TRI-CITIES, Tenn. – Opinions vary about whether the 2023 Tri-Cities housing market will be up, down, or sideways. Anyway you look at it, next year will be a challenge for everyone concerned, but some submarkets could have the edge.
It’s pretty well accepted that sales will be off their torrid pace next year. Prices are another issue.
Lawrence Yun, The National Association of Realtors (NAR) chief economist, recently told Realtors he thinks sales will be down by 6% next year while prices could increase by 1%.
Core Logic’s analyzes for Fortune that included an assessment of income growth projections, unemployment forecasts, consumer confidence, debt-to-income radios, affordability and mortgage rates, and inventory levels give the Tri-Cities’ metro areas a 20% – 40% chance of a price dip. That’s a chance – not a forecast. They have moved from the Very-Low chance group to the Low-Risk group.
Morgan Stanley expects prices – as measured by the Case-Shiller Index – to fall 4% in 2023 after a 5% decline during the last half of this year. Its forecasters also don’t think a depleted inventory will stem price declines. The thing to remember about Morgan Stanley’s outlook is it’s a major metro centric. It does a good job on the nation’s 322 largest markets. But regional market performance can – and often is – different.

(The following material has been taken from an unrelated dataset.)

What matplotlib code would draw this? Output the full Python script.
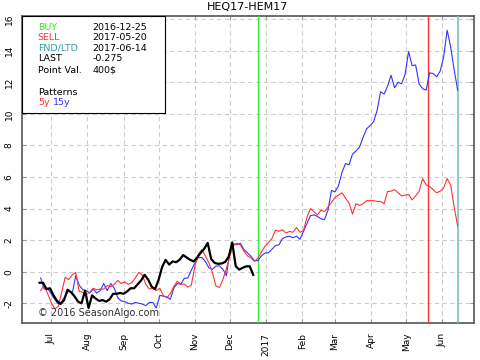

Local prices have been flat since mid-year but are tracking toward a third double-digit annual increase. Prices were up 11.1% last year and up 17.6% in 2020. So far this year, the 10-month trend has them at an 18% increase.
Given current conditions, the region will likely see some price growth rate softening. How much it bites into the current growth rate is the big question.
There is still strong organic pent-up demand and a robust relocation of new residents. That puts emphasis on how prices and inventory behave. Since sales and prices are increasingly compared to the pre-pandemic conditions, note that the local inventory is down 53% from a pre-pandemic benchmark. It’s growing. But at a painfully slow pace.
Inventory is where the Greeneville Region is emerging to a stronger position than its neighbors, according to the TCI Group’s long-range market share and inventory analyzes. The region’s largest commercial real estate firm invests in residential housing analysis because it reflects population and demographic change – a precursor to what happens in the commercial real estate market.
Last month’s 12-month market share analysis showed that while the Johnson City region dominates the overall market, the Kingsport and Greeneville regions have shown more growth in individual price ranges. This month’s inventory analysis shows Greeneville has the strongest inventory increases in six of 11 price ranges. And it has been especially robust in three prime home price ranges – $100,000 to $199,000, $200,000 to $299,999, and $300,000 to $399,999. Greeneville is also at or very near the bottom rung of the balanced market conditions ladder in the $300,000, $400,000, and $500,000 price ranges.
Data analysis is helpful, but even the best can be knocked off track. There are two Tri-Cities area scenarios for 2023.
The bull market example centers on a slowly improving tight inventory and lower-than-expected mortgage rates. Currently, signs are pointing toward lower mortgage rates that could nudge more buyers into the market to take advantage of a little more inventory and sellers’ willingness to come off their asking price.
A recession unleashes the bear market example. It stomps on job creation, increases unemployment, puts downward pressure on wages and consumer spending. That means weaker demand that sends buyers and builders to the sidelines.
The 2023 outlook is for a challenging year with a lot of variables. The local market has shown it is resilient to the current downturn and some strong fundaments are at play. Next year has the potential to put local housing market performance at odds with mass media headlines, again.